FORCE MAJEURE STAYS AS UNIT RESTARTS
Germany-based Domo Chemicals said it expected to restart its copolymer polypropylene (PP) plant in the Netherlands early last week, although the company added that its force majeure declaration would remain in place. Mechanical problems at the 180,000 tonne/year plant hampered efforts to restart the copolymer line at the beginning of October, said Wim Coppens, managing director. The block copolymer line was taken offline in September.

CPL CAPACITY BOOST AS INDIA GIVES GO-AHEAD
India has given environmental clearance to India-based Cetex Petrochemicals for the Indian rupees 380m ($8m) expansion of its specialty and fine chemicals complex in Manali, Tamil Nadu. The project enables Cetex to double its methyl ethyl ketone (MEK) capacity to 10,000 tonnes/year and sec-butanol (SBA) capacity to 12,000 tonnes/year, the company said. It will also mean the production of cinnamic alcohol will increase from 180 tonnes/year to 1,080 tonnes/year, anisyl alcohol will rise from 180 tonnes/year to 276 tonnes/year and stryallyl alcohol from 180 tonnes/year to 228 tonnes/year.

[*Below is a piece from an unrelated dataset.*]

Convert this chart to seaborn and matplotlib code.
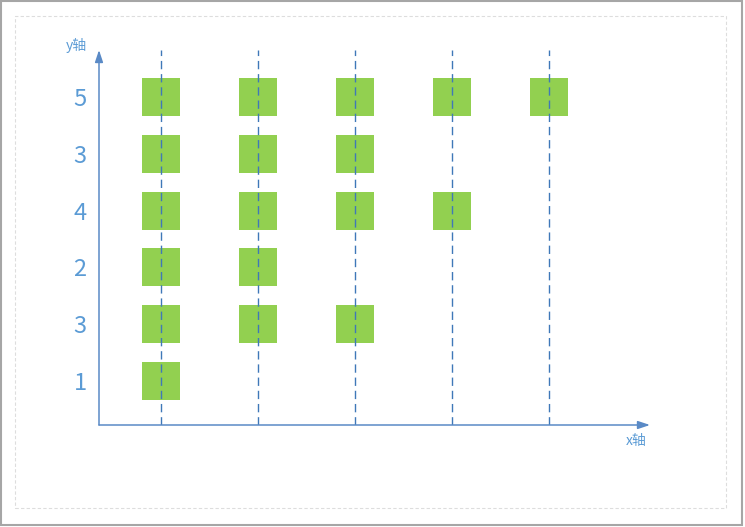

PRICING CARTEL FINE FOR SASOL
The operating profits for South African chemicals and fuels producer Sasol for the first half of 2009 will be impacted following the company’s decision to make immediate provisions of rand 3.8bn ($447m) to pay the €318m ($428m) fine imposed by the EU for participating in a paraffin wax cartel. Nine producers were fined a total of €676m for running a cartel from 1992–2005.

PET RECYCLING CEASES
Japan’s Teijin will stop recycling polyethylene terephthalate (PET) bottles indefinitely, as increased demand for used bottles from China has made securing supplies difficult. Teijin subsidiary Teijin Fibers started the project in November 2003 to produce recycled PET bottles at the producer’s Tokuyama factory, which is located in Yamaguchi prefecture.